A von Neumann machine can’t read an induction from memory at the same time at is reads or writes data. There is only a single memory subsystem. A Harward architecture can always do that. Pipelining does not matter, it can happen at the same moment because there is only one memory bus.

Even if you have two memory buses the data and instruction can be on the same bus. So you can read instructions and data sometimes at the same time.

The advantage of von Neumann is it is cheaper. The memory is also shared and the amount use for the installation and the data depend in your requirement right now. A Harvard architecture can have full data memory, you can use the induction memory for data even if a lot of it is empty.

The advantage of Harward is it will be faster.

If you look at the computer you use right now it might look like a pure von Neumann machine. That is not the case because when you look at cache memory the Level 1 cache is typically split. AMD Zen first generation had 32KB L1 data cache, 64KB level 1 induction cache per core. It also has 512KB unified L2 and 2048 KB unified L3 cache,

So if the induction and/or data in the L1 cache it is works as a Harvard machine. But if it needs from main memory it is a von Neumann.

So desktop computers the hybrid systems the are Harward on in regards ot L1 cache and von Neumann in regards to higher cache level and main memory.

If you look at microcontrollers a Harvard architecture is more common. The induction memory is often FLASH memory and the data is in RAM. By splitting them and having them integrated on the same chip you can avoid cache memory.

Because applications are fixed in them the model you use will in part depend on the amount of memory. There is often multiple models with different amounts of memory at different price points. You usually select the cheapest model that can do the tasks you require.

Anonymous 0 Comments

von Neumann has a single memory for everything, data and code so it can’t fetch code and read/write data at the same time. Harvard has separate memories for data and code so it can fetch code at the same time as it’s reading/writing data.

pipelining is a separate concept, both can be pipelined, but the case of von Neumann the fetch will have to wait if the execute needs to access data

Anonymous 0 Comments

Harvard has an entirely separate bus and storage to fetch instructions.
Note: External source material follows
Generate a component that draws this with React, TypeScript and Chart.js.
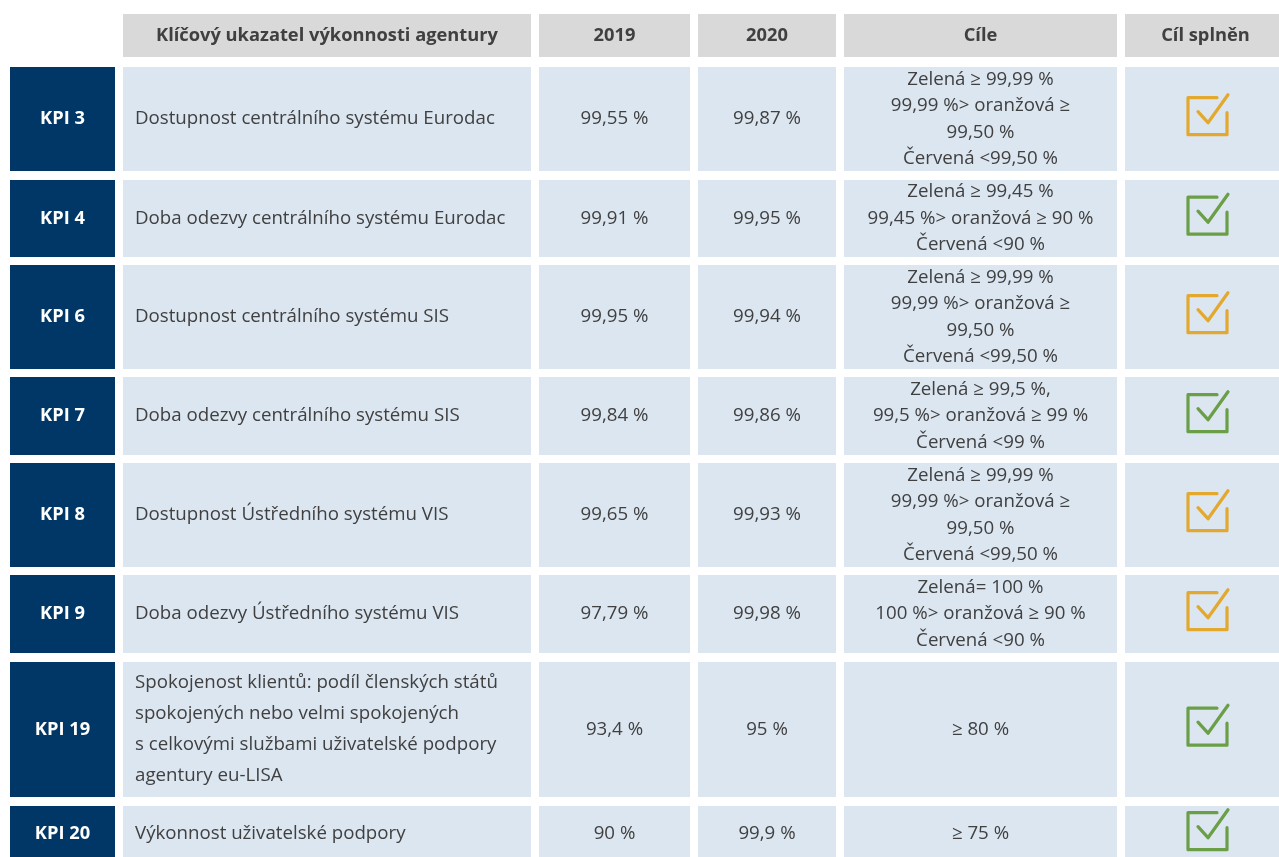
import React, { useEffect, useRef } from "react";
import { Chart, registerables } from "chart.js";

Chart.register(...registerables);

// ---------- data ----------
const headers = ["", "Klíčový ukazatel výkonnosti agentury", "2019", "2020", "Cíle", "Cíl splněn"];
const kpiLabels = ["KPI 3", "KPI 4", "KPI 6", "KPI 7", "KPI 8", "KPI 9", "KPI 19", "KPI 20"];
const indicators = [
  ["Dostupnost centrálního systému Eurodac"],
  ["Doba odezvy centrálního systému Eurodac"],
  ["Dostupnost centrálního systému SIS"],
  ["Doba odezvy centrálního systému SIS"],
  ["Dostupnost Ústředního systému VIS"],
  ["Doba odezvy Ústředního systému VIS"],
  [
    "Spokojenost klientů: podíl členských států",
    "spokojených nebo velmi spokojených",
    "s celkovými službami uživatelské podpory",
    "agentury eu-LISA",
  ],
  ["Výkonnost uživatelské podpory"],
];
const values2019 = [99.55, 99.91, 99.95, 99.84, 99.65, 97.79, 93.4, 90];
const values2020 = [99.87, 99.95, 99.94, 99.86, 99.93, 99.98, 95, 99.9];
const targets = [
  ["Zelená ≥ 99,99 %", "99,99 %> oranžová ≥", "99,50 %", "Červená <99,50 %"],
  ["Zelená ≥ 99,45 %", "99,45 %> oranžová ≥ 90 %", "Červená <90 %"],
  ["Zelená ≥ 99,99 %", "99,99 %> oranžová ≥", "99,50 %", "Červená <99,50 %"],
  ["Zelená ≥ 99,5 %,", "99,5 %> oranžová ≥ 99 %", "Červená <99 %"],
  ["Zelená ≥ 99,99 %", "99,99 %> oranžová ≥", "99,50 %", "Červená <99,50 %"],
  ["Zelená= 100 %", "100 %> oranžová ≥ 90 %", "Červená <90 %"],
  ["≥ 80 %"],
  ["≥ 75 %"],
];
const goalStatus = ["amber", "green", "amber", "green", "amber", "amber", "green", "green"];

// ---------- layout (scale units) ----------
const W = 1279;
const H = 857;
const COLS: [number, number][] = [
  [10, 115],
  [123, 531],
  [539, 690],
  [698, 836],
  [844, 1117],
  [1125, 1286],
];
const HEADER_ROW: [number, number] = [14, 57];
const ROWS: [number, number][] = [
  [67, 171],
  [180, 257],
  [265, 369],
  [377, 455],
  [463, 567],
  [575, 653],
  [662, 797],
  [806, 862],
];

// ---------- styles ----------
const FONT = "'Open Sans', 'Noto Sans', sans-serif";
const C_HEADER = "#d9d9d9";
const C_CELL = "#dce6f1";
const C_KPI = "#003767";
const C_TEXT = "#404040";
const C_AMBER = "#e3a92f";
const C_GREEN = "#6b9f47";

const fmt = (v: number) => String(v).replace(".", ",") + " %";

function drawCheck(ctx: CanvasRenderingContext2D, cx: number, cy: number, color: string) {
  ctx.save();
  ctx.strokeStyle = color;
  ctx.lineWidth = 3.2;
  ctx.lineJoin = "round";
  ctx.lineCap = "round";
  const x0 = cx - 19.5, x1 = cx + 19.5, y0 = cy - 18.5, y1 = cy + 18.5;
  ctx.beginPath();
  ctx.moveTo(cx + 9.5, y0);
  ctx.lineTo(x0, y0);
  ctx.lineTo(x0, y1);
  ctx.lineTo(x1, y1);
  ctx.lineTo(x1, cy - 3.5);
  ctx.stroke();
  ctx.beginPath();
  ctx.moveTo(cx - 9.5, cy - 4.5);
  ctx.lineTo(cx + 0.5, cy + 6.5);
  ctx.lineTo(cx + 20.5, cy - 21.5);
  ctx.stroke();
  ctx.restore();
}

const tablePlugin = {
  id: "kpiTable",
  afterDraw(chart: any) {
    const ctx: CanvasRenderingContext2D = chart.ctx;
    const xs = chart.scales.x;
    const ys = chart.scales.y;
    const px = (v: number) => xs.getPixelForValue(v);
    const py = (v: number) => ys.getPixelForValue(v);
    const rect = (c: [number, number], r: [number, number], color: string) => {
      ctx.fillStyle = color;
      const x = Math.round(px(c[0]));
      const y = Math.round(py(r[0]));
      ctx.fillRect(x, y, Math.round(px(c[1])) - x, Math.round(py(r[1])) - y);
    };
    const cx = (c: [number, number]) => (px(c[0]) + px(c[1])) / 2;
    const cy = (r: [number, number]) => (py(r[0]) + py(r[1])) / 2;

    ctx.save();
    ctx.textBaseline = "middle";

    // header
    headers.forEach((h, i) => {
      if (!h) return;
      rect(COLS[i], HEADER_ROW, C_HEADER);
      ctx.fillStyle = C_TEXT;
      ctx.font = `bold 18.3px ${FONT}`;
      ctx.textAlign = "center";
      ctx.fillText(h, cx(COLS[i]), cy(HEADER_ROW));
    });

    // body
    kpiLabels.forEach((lab, r) => {
      const row = ROWS[r];
      const mid = cy(row);
      rect(COLS[0], row, C_KPI);
      for (let c = 1; c < COLS.length; c++) rect(COLS[c], row, C_CELL);

      ctx.textAlign = "center";
      ctx.fillStyle = "#ffffff";
      ctx.font = `bold 18.3px ${FONT}`;
      ctx.fillText(lab, cx(COLS[0]), mid);

      ctx.fillStyle = C_TEXT;
      ctx.font = `18.7px ${FONT}`;
      // indicator text (left aligned)
      ctx.textAlign = "left";
      const lines = indicators[r];
      const lh1 = 31;
      lines.forEach((t, k) => {
        ctx.fillText(t, px(COLS[1][0]) + 12, mid + (k - (lines.length - 1) / 2) * lh1);
      });

      ctx.textAlign = "center";
      ctx.fillText(fmt(values2019[r]), cx(COLS[2]), mid);
      ctx.fillText(fmt(values2020[r]), cx(COLS[3]), mid);

      const tl = targets[r];
      const lh2 = 26.4;
      tl.forEach((t, k) => {
        ctx.fillText(t, cx(COLS[4]), mid + (k - (tl.length - 1) / 2) * lh2);
      });

      drawCheck(ctx, cx(COLS[5]) + 2, mid - 2.8, goalStatus[r] === "green" ? C_GREEN : C_AMBER);
    });
    ctx.restore();
  },
};

export default function App() {
  const ref = useRef<HTMLCanvasElement | null>(null);
  useEffect(() => {
    document.body.style.margin = "0";
    document.body.style.background = "#ffffff";
    const canvas = ref.current;
    if (!canvas) return;
    const chart = new Chart(canvas, {
      type: "scatter",
      data: { datasets: [] },
      options: {
        animation: false,
        responsive: false,
        devicePixelRatio: 1,
        layout: { padding: 0 },
        plugins: { legend: { display: false }, tooltip: { enabled: false }, title: { display: false } },
        scales: {
          x: { type: "linear", min: 0, max: W, display: false },
          y: { type: "linear", min: 0, max: H, reverse: true, display: false },
        },
      },
      plugins: [tablePlugin],
    });
    return () => chart.destroy();
  }, []);
  return (
    <div style={{ width: W, height: H, background: "#fff" }}>
      <canvas ref={ref} width={W} height={H} style={{ display: "block", width: W, height: H }} />
    </div>
  );
}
Von Neumann uses the same memory for code and data.

Anonymous 0 Comments

Harvard cleanly separates instruction memory from data memory, allowing access to instruction memory and data memory simultaneously. Von Neuman does not have this clean separation, just a common memory, so only 1 memory access at a time. This is commonly known as the von Neuman bottleneck.

Anonymous 0 Comments

The big ELI5 difference between von Neumann and Harvard is that Harvard stores instructions separately from data, and treats them as two separate things that never mix. In von Neumann, instructions are just another type of data.

This means that on a true Harvard architecture, some of the things we take for granted in a standard desktop computer are impossible. Let’s download a game from the Internet (as data) and play it (as code)!

When you get down into the guts of modern microprocessors, there’s sometimes weird semi-Harvardish stuff going on, but all modern general-purpose PCs and phones at least *behave* like von Neumann architectures. The main place you’ll find Harvard thinking is in microcontrollers (Arduino, for instance), which are programmed once to do one job that never changes.

Anonymous 0 Comments

No, pipelining cannot fetch instructions at the same time as data.

What pipelining actually doing is reducing waste:

* it reuses idle bus cycles for fetching. Idle cycles can appear, if instruction requires some internal calculation. Multiplication, division, and read-modify-write can be donors of idle cycles. Pipeline turns `memory_time + calcualtion_time` into `max(memory_time, calculation_time)`.
* it can also allow for fractional fetch time, if the instruction machine code is shorter than the bus width. For example, 1 byte instruction on 2 byte bus can be fetched (on average) in 0.5 bus cycles.

However, pipelining cannot do two memory accesses in the same time. No miracles here. Von Neumann will always have `memory_time = fetch_time + data_time`, while Harvard can do `max(fetch_time, data_time)`.

As for a linear fetch, decode, execute cycle – no, that doesn’t seem right.